A crowd of dignitaries and onlookers gathered Thursday, January 31st, at the Los Angeles County Sheriff’s Department Marina del Rey Station on Fiji Way in the Marina and watched the Los Angeles County Lifeguard boats ceremoniously shoot a high arc of clear water as they slowly escorted two arriving marine patrol units into their awaiting slips.

Tradition and Edgington were the star attractions at the sheriff’s dock, where Supervisor Don Knabe and Sheriff Lee Baca stood watching and waiting to officially christen the specialized vessels.

The colors were presented and speeches were given to commemorate these additions to the fleet that will, according to the sheriff’s department, pay large dividends in the business of public safety and emergency preparedness.

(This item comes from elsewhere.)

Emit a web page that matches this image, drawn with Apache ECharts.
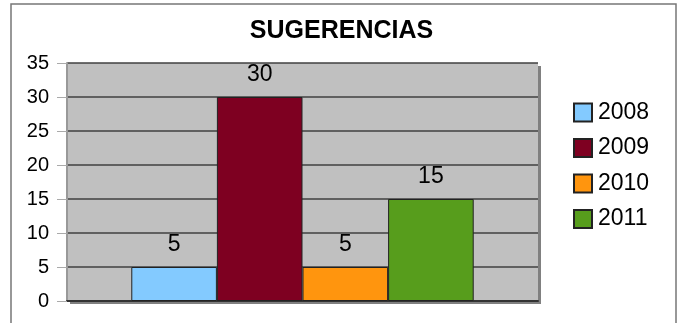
<!DOCTYPE html>
<html><head><meta charset="utf-8">
<script src="https://cdn.jsdelivr.net/npm/echarts@6/dist/echarts.min.js"></script>
<style>html,body{margin:0;padding:0;background:#fff}#c{width:683px;height:323px}</style>
</head><body><div id="c"></div>
<script>
const categories = [''];
const seriesNames = ['2008', '2009', '2010', '2011'];
const seriesValues = [5, 30, 5, 15];
const seriesColors = ['#83caff', '#7e0021', '#ff950e', '#579d1c'];
const yTicks = [0, 5, 10, 15, 20, 25, 30, 35];

const chart = echarts.init(document.getElementById('c'));
const FONT = 'Liberation Sans';
const series = seriesNames.map((n, i) => ({
  name: n,
  type: 'bar',
  data: [seriesValues[i]],
  barGap: '0%',
  barCategoryGap: '27.3%',
  z: 3,
  itemStyle: { color: seriesColors[i], borderColor: '#222', borderWidth: 1 },
  label: { show: true, position: 'top', distance: 11, fontSize: 23, color: '#000', fontFamily: FONT }
}));
chart.setOption({
  animation: false,
  textStyle: { fontFamily: FONT },
  title: {
    text: 'SUGERENCIAS', left: 'center', top: 14,
    textStyle: { fontSize: 25, fontWeight: 'bold', color: '#000', fontFamily: FONT }
  },
  legend: {
    orient: 'vertical', left: 568, top: 96, itemWidth: 18, itemHeight: 18, itemGap: 12.5,
    icon: 'rect',
    textStyle: { fontSize: 23, color: '#000', fontFamily: FONT, padding: [0, 0, 0, 1] },
    data: seriesNames
  },
  graphic: [
    { type: 'rect', shape: { x: 11, y: 4, width: 665, height: 330 }, style: { fill: 'none', stroke: '#777', lineWidth: 1.5 }, z: -20 },
    { type: 'rect', shape: { x: 70, y: 66, width: 471, height: 238 }, style: { fill: '#808080' }, z: -10 }
  ],
  grid: {
    left: 67, top: 63, width: 471, height: 238, show: true,
    backgroundColor: '#c0c0c0', borderWidth: 0
  },
  xAxis: {
    type: 'category', data: categories,
    axisTick: { show: false }, axisLabel: { show: false },
    axisLine: { lineStyle: { color: '#333', width: 2 } },
    splitLine: { show: false }
  },
  yAxis: {
    type: 'value', min: 0, max: 35, interval: 5,
    axisLine: { show: true, lineStyle: { color: '#999', width: 2 } },
    axisTick: { show: true, length: 10, lineStyle: { color: '#aaa' } },
    axisLabel: { fontSize: 20, color: '#000', margin: 18, fontFamily: FONT,
      formatter: v => yTicks.includes(v) ? String(v) : '' },
    splitLine: { lineStyle: { color: '#404040', width: 1.5 } }
  },
  series: series
});
</script></body></html>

Each boat will provide a specific duty for the county separate from the other. The Edgington, named after Los Angeles County Harbor Patrolman Harold L. Edgington who was stabbed to death in the line of duty in 1979, will be a daily patrol boat and first responder, much the same as the J. Ortiz that is currently seen patrolling the Marina. Like the Ortiz, she is a brand-new vessel equipped with the latest in electronics and equipment including a fire hose that can be deployed from the bow.

The Edgington will replace an older patrol vessel and its addition to the fleet significantly upgrades the department’s ability to respond effectively. In addition to enforcing boating law, the sheriff’s vessels must be prepared for the many emergencies that can arise in the marine environment, especially in a post-9/11 coastal territory.

“One of the things statutorily we’re responsible for are rescues at sea,” said Harbormaster Rod Kusch. “And ‘rescues at sea’ covers anything from assisting a boater who has a blown motor on his boat to a car that’s driven off the roadway into the water. It supports all kinds of missions and can do so expeditiously because the boat is fast and has the right kind of equipment on board.”

While the Edgington and Ortiz share a role in first-response-type missions, the Tradition, a bigger, 47-foot long-range vessel, will be fulfilling a new position in the marine unit. Never before has there been a boat as big and capable of extended missions as this boat.

The Tradition was accepted by the sheriff’s department from the California Department of Fish and Game and outfitted using finances from grants and special funds.

Kusch said many officers came in on their own time to bring the boat up to its current refurbished state. The bigger vessel enables the department to handle certain jobs far more effectively than they could previously and also tackle situations on a larger scope.

“When you have something at sea that requires that we’re out there for an extended period, like, for example, a downed aircraft — you hate to talk about downed aircraft in the LAX area — but this vessel enables us to keep divers [for example] out for longer periods of time [because] we have the capability of refilling our dive tanks on the boat,” Kusch said. “We don’t have to get air from another source. We could sustain a pretty long dive operation without having to come back to port.”

The Tradition also enables the agency to pay more attention to commercial vessels. The harbormaster says they can better board and check them to see what they’re bringing in.

He seemed confident that the marine unit is now well equipped and prepared for whatever might arise. The Edgington provides another powerful new boat to complement and assist the Ortiz for the daily grind and the Tradition provides a more substantial service vessel for extended missions that require a boat with sleeping and eating accommodations, amongst other attributes.